CM協会およびCMの拡大発展を託して今後の協会およびCMを担うみなさまにバトンを繋いでいくにあたり、お伝えしたいことを述べさせていただきたいと思います。

CMが主要都市部で市民権を得て、建設産業の中でも一定の存在度を獲得したのは、2010年代後半頃だったと認識しています。2014年の公共工事品確法改正がその大きな原動力となったことは間違いありません。民間事業でも、旺盛な建設需要とともにCMの必要性が発注者の間に定着していった感がありました。

さあ、これから全国へのCM普及を!と臨んでいこうとした時に、同時にやってきたのが、世界を揺るがす惨事となったコロナ禍パンデミックでした。まさに会長を承った2020年の総会は、出席者数を制限し、全員マスク着用の短縮版で実施されました。その後3年間にわたり、コロナ禍はこの日本を席巻し続けました。

ただ、災いでしかないように思われたこの惨事も、CMにとっては追風となるような大変革をもたらしてくれました。オンライン会議を常態化させ、正常時に戻ってもハイブリッド会議を含めこの基本体系が当たり前となり、プロジェクトを推進していく上での「ファシリテーション」と「情報ハブ」機能、すなわちCMrの役割そのものがクローズアップされたことです。この現実を協会としてしっかり受け止め、この機能を進化させていくことができれば、CMを大きく拡大発展させることができると確信しています。まさに「災い転じて福となす」です。(改訂されたCMガイドブック第4版でも言及されています)

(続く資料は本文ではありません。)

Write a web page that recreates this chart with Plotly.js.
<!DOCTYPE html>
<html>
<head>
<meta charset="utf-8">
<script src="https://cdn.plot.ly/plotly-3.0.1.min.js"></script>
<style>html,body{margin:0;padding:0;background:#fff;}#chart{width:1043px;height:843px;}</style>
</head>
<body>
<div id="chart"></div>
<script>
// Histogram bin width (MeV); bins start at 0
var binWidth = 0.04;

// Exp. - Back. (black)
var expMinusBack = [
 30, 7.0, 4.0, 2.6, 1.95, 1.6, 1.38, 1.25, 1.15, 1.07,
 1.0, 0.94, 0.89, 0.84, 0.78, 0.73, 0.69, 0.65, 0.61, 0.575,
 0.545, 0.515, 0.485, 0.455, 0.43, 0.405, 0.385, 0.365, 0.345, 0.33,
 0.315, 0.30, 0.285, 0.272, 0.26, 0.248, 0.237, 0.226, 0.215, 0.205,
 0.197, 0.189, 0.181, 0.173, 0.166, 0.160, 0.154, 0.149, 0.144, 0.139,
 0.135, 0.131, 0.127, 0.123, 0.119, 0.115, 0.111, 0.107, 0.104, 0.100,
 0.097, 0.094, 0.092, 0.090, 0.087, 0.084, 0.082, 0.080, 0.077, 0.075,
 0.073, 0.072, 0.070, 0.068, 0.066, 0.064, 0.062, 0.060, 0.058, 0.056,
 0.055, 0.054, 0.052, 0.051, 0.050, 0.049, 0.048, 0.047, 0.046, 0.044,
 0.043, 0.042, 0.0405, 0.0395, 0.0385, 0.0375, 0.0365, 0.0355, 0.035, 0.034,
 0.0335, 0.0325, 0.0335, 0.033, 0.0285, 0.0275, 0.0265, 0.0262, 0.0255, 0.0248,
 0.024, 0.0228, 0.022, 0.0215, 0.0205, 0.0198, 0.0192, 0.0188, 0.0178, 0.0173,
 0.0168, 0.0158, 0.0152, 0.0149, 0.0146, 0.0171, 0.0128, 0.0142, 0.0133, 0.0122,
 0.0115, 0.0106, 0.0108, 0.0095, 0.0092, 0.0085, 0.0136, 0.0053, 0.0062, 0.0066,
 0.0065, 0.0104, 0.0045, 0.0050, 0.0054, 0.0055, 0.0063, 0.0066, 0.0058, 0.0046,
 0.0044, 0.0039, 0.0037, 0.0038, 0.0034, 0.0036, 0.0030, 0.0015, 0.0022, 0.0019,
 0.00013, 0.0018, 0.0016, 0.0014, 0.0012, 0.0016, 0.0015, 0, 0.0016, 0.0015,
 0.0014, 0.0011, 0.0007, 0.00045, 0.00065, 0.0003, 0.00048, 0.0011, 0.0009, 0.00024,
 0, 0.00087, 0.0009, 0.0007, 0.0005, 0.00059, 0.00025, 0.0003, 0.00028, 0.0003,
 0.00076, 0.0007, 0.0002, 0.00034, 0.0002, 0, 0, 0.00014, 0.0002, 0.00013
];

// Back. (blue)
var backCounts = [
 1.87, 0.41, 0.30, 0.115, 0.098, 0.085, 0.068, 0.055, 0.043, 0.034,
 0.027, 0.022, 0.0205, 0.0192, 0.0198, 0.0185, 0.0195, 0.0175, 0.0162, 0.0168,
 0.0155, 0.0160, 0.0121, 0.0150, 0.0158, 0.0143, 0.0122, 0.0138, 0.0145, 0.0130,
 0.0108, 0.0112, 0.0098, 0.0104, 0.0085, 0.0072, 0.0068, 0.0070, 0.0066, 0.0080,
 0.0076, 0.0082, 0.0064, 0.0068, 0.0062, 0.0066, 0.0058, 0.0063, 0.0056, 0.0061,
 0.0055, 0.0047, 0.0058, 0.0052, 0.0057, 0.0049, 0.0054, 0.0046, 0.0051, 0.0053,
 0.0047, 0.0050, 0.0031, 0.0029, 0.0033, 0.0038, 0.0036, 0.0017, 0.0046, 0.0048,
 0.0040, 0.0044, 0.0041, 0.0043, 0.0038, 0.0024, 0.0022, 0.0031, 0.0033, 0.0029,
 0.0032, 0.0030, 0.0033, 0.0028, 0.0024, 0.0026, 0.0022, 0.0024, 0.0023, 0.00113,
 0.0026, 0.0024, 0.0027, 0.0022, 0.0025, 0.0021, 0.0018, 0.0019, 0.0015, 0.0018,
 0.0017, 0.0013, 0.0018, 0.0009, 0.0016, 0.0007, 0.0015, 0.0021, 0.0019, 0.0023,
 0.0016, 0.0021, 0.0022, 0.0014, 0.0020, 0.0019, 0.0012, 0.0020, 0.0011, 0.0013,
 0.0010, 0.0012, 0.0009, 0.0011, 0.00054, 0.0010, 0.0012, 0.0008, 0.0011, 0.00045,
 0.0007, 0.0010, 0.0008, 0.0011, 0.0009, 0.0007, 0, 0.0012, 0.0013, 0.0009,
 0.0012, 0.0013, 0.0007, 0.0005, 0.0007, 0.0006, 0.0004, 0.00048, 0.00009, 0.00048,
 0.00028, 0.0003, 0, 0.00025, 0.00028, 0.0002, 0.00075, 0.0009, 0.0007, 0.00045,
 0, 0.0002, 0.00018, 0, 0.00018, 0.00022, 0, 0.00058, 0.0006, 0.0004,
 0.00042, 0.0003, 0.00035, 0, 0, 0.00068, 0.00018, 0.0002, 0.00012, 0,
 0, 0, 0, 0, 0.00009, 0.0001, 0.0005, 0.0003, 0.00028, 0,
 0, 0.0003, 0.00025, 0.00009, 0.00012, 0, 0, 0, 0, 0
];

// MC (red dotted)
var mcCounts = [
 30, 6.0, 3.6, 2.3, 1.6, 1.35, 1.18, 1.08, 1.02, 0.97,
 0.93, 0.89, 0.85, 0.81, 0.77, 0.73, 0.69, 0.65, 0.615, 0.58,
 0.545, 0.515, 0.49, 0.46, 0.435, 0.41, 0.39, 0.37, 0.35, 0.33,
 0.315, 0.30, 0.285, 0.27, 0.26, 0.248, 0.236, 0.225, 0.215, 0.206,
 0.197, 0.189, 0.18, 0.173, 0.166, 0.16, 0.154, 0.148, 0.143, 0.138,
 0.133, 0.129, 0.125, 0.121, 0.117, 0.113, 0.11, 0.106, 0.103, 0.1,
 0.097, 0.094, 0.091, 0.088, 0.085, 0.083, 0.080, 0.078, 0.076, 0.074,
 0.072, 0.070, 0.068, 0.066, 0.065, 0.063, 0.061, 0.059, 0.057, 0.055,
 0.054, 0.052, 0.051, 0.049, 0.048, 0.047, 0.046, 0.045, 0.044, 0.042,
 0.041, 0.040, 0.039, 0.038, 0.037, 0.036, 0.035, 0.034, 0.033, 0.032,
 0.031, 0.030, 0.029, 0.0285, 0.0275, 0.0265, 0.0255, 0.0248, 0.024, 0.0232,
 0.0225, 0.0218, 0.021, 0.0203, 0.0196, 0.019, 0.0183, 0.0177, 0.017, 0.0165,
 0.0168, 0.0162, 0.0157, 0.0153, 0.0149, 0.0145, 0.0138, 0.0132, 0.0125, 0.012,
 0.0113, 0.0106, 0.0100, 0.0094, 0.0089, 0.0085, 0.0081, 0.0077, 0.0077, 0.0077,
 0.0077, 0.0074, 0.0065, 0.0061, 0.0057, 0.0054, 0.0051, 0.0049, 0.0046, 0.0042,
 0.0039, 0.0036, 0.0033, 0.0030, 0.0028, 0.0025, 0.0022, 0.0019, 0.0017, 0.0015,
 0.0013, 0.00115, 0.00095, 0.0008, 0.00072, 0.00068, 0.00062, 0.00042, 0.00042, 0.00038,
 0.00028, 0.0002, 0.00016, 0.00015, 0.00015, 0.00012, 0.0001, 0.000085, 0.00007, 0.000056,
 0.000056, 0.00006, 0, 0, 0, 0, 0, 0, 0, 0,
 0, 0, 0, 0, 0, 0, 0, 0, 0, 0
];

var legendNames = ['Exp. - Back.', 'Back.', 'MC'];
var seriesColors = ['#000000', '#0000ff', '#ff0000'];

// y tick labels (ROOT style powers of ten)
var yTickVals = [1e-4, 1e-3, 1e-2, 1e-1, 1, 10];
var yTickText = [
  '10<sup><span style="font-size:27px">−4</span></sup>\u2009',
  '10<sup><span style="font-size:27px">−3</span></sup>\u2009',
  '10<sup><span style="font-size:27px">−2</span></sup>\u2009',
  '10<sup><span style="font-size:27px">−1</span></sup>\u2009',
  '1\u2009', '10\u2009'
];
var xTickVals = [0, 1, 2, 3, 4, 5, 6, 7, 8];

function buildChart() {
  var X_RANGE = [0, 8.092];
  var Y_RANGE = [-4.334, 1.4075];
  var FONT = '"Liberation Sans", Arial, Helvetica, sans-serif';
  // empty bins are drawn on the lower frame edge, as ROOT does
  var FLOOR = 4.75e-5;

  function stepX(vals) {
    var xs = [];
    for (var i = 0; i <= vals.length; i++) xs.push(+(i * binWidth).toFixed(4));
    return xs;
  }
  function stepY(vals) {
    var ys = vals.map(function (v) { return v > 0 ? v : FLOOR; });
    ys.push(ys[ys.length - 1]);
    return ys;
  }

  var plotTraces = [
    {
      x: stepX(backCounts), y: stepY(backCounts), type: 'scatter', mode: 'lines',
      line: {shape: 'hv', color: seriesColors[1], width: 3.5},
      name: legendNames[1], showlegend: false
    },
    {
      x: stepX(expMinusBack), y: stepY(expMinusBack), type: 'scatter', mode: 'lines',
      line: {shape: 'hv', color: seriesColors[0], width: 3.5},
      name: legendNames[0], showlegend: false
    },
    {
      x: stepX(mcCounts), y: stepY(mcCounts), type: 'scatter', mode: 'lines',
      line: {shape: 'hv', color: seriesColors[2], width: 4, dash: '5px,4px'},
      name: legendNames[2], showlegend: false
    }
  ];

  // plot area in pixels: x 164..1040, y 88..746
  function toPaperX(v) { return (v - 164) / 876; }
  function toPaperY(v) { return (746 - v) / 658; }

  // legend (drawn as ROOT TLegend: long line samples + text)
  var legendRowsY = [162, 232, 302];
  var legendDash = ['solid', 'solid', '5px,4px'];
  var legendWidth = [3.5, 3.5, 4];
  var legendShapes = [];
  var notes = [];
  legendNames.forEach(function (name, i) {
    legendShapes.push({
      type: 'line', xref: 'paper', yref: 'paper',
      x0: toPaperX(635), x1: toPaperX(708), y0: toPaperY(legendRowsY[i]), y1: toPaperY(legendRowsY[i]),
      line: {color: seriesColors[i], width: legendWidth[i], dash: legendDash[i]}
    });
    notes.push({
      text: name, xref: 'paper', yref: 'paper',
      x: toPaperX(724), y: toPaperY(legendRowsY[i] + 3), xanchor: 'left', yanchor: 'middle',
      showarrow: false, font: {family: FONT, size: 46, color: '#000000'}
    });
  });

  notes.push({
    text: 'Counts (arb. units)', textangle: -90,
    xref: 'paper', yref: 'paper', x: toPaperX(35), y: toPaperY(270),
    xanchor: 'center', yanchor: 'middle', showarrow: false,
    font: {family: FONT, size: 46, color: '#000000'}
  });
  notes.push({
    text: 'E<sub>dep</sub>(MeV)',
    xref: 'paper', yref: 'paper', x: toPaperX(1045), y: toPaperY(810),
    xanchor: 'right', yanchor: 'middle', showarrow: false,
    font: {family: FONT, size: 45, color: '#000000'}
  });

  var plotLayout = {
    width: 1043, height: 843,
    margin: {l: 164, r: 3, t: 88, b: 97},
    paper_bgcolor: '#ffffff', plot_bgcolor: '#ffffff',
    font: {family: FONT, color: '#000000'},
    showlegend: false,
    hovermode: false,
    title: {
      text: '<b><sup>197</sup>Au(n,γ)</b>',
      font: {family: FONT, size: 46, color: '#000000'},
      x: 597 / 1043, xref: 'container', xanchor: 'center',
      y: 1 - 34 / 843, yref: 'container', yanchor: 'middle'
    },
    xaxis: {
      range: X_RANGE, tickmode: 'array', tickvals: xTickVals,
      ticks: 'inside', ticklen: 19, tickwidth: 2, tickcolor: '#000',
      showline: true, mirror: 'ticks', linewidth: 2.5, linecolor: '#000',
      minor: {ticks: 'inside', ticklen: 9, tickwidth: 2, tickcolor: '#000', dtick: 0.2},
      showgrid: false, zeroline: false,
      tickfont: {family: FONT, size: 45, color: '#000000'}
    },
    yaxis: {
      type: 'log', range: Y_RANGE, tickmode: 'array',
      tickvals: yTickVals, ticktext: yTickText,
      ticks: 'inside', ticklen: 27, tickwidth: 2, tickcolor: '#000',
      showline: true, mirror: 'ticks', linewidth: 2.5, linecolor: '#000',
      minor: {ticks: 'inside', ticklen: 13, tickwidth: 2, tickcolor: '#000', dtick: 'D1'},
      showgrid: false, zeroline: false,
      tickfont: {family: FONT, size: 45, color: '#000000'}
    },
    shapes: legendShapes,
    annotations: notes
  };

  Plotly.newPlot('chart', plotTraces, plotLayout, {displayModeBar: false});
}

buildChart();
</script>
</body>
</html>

一方で建設需要は、コロナ禍以降であっても堅調に推移し、産業全体の繁忙状況は現在も続いています。私個人は、この状況は2050年くらいまで続くと思っています。それは、公民問わず高度成長期以降に整備されたインフラ・建築物が償還を迎え、それらの再構築があと25年くらい続々と控えているからです。もちろん、デカップリングによるサプライチェーン再編、大容量対応の情報通信・電力・物流網整備、観光大国化のためのインフラ・施設整備、人口8千万~1億人に向けての都市・地域再編、等と合せて実践していく必要があります。これを、ピーク時の7割の就業者・技術者数と8割の法人数で対応していかなければならないのです。

その解決には、マネジメントとIT・DX双方による効率化で対応していく以外に良策はないと思います。LLM(大規模言語モデル)の登場でより身近になったAI等を取り入れたデジタル(IT・DX)技術と、上記CMの神髄であるマネジメント機能を駆使したアナログ技術を両輪で推進していく世界を、ぜひ協会として追及していってほしいと思います。

CMの未来は間違いなく明るい!と私は信じていますし、エールを贈り続けたいと思います。